— start Given material —

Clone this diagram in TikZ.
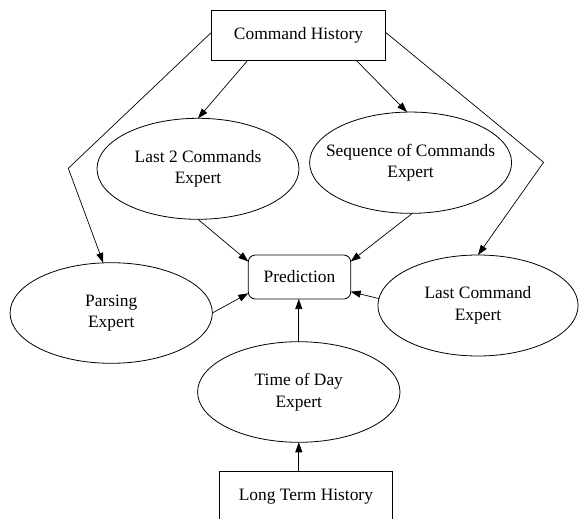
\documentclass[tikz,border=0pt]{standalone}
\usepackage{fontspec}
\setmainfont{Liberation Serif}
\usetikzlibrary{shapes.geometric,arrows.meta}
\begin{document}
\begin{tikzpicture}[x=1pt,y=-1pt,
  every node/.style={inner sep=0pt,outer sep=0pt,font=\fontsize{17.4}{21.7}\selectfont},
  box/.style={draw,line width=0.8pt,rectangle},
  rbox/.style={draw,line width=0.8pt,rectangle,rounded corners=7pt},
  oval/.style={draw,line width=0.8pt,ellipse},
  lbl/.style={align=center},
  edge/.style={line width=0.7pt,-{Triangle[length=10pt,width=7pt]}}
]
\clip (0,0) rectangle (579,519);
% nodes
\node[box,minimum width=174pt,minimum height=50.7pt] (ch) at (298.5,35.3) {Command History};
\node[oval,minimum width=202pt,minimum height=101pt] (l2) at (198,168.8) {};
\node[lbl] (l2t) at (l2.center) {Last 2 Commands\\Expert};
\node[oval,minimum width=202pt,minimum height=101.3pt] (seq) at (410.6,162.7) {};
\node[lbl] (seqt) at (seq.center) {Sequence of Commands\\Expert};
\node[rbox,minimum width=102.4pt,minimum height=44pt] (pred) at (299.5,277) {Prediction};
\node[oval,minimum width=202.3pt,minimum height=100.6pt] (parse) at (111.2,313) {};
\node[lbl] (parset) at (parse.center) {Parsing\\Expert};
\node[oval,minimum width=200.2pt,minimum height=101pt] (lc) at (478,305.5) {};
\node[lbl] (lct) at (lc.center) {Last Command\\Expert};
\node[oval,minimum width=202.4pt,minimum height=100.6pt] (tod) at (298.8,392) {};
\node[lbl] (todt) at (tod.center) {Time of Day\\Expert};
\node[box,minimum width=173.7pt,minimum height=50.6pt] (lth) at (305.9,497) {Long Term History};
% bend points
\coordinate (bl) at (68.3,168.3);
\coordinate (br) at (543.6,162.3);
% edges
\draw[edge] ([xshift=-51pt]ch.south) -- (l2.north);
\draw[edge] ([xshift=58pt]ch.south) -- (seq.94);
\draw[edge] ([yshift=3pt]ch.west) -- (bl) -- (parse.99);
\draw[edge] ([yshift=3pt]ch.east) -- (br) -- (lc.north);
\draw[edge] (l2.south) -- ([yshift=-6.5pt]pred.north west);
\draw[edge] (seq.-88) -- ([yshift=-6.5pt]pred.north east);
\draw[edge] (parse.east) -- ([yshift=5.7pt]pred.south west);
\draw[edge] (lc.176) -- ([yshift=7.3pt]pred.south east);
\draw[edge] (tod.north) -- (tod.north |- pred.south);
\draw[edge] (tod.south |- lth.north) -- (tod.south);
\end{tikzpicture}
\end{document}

— end Given material —

# What needs to be done
Without the pictures, print the whole listing exactly as given.

# Response
Clone this diagram in TikZ.
\documentclass[tikz,border=0pt]{standalone}
\usepackage{fontspec}
\setmainfont{Liberation Serif}
\usetikzlibrary{shapes.geometric,arrows.meta}
\begin{document}
\begin{tikzpicture}[x=1pt,y=-1pt,
  every node/.style={inner sep=0pt,outer sep=0pt,font=\fontsize{17.4}{21.7}\selectfont},
  box/.style={draw,line width=0.8pt,rectangle},
  rbox/.style={draw,line width=0.8pt,rectangle,rounded corners=7pt},
  oval/.style={draw,line width=0.8pt,ellipse},
  lbl/.style={align=center},
  edge/.style={line width=0.7pt,-{Triangle[length=10pt,width=7pt]}}
]
\clip (0,0) rectangle (579,519);
% nodes
\node[box,minimum width=174pt,minimum height=50.7pt] (ch) at (298.5,35.3) {Command History};
\node[oval,minimum width=202pt,minimum height=101pt] (l2) at (198,168.8) {};
\node[lbl] (l2t) at (l2.center) {Last 2 Commands\\Expert};
\node[oval,minimum width=202pt,minimum height=101.3pt] (seq) at (410.6,162.7) {};
\node[lbl] (seqt) at (seq.center) {Sequence of Commands\\Expert};
\node[rbox,minimum width=102.4pt,minimum height=44pt] (pred) at (299.5,277) {Prediction};
\node[oval,minimum width=202.3pt,minimum height=100.6pt] (parse) at (111.2,313) {};
\node[lbl] (parset) at (parse.center) {Parsing\\Expert};
\node[oval,minimum width=200.2pt,minimum height=101pt] (lc) at (478,305.5) {};
\node[lbl] (lct) at (lc.center) {Last Command\\Expert};
\node[oval,minimum width=202.4pt,minimum height=100.6pt] (tod) at (298.8,392) {};
\node[lbl] (todt) at (tod.center) {Time of Day\\Expert};
\node[box,minimum width=173.7pt,minimum height=50.6pt] (lth) at (305.9,497) {Long Term History};
% bend points
\coordinate (bl) at (68.3,168.3);
\coordinate (br) at (543.6,162.3);
% edges
\draw[edge] ([xshift=-51pt]ch.south) -- (l2.north);
\draw[edge] ([xshift=58pt]ch.south) -- (seq.94);
\draw[edge] ([yshift=3pt]ch.west) -- (bl) -- (parse.99);
\draw[edge] ([yshift=3pt]ch.east) -- (br) -- (lc.north);
\draw[edge] (l2.south) -- ([yshift=-6.5pt]pred.north west);
\draw[edge] (seq.-88) -- ([yshift=-6.5pt]pred.north east);
\draw[edge] (parse.east) -- ([yshift=5.7pt]pred.south west);
\draw[edge] (lc.176) -- ([yshift=7.3pt]pred.south east);
\draw[edge] (tod.north) -- (tod.north |- pred.south);
\draw[edge] (tod.south |- lth.north) -- (tod.south);
\end{tikzpicture}
\end{document}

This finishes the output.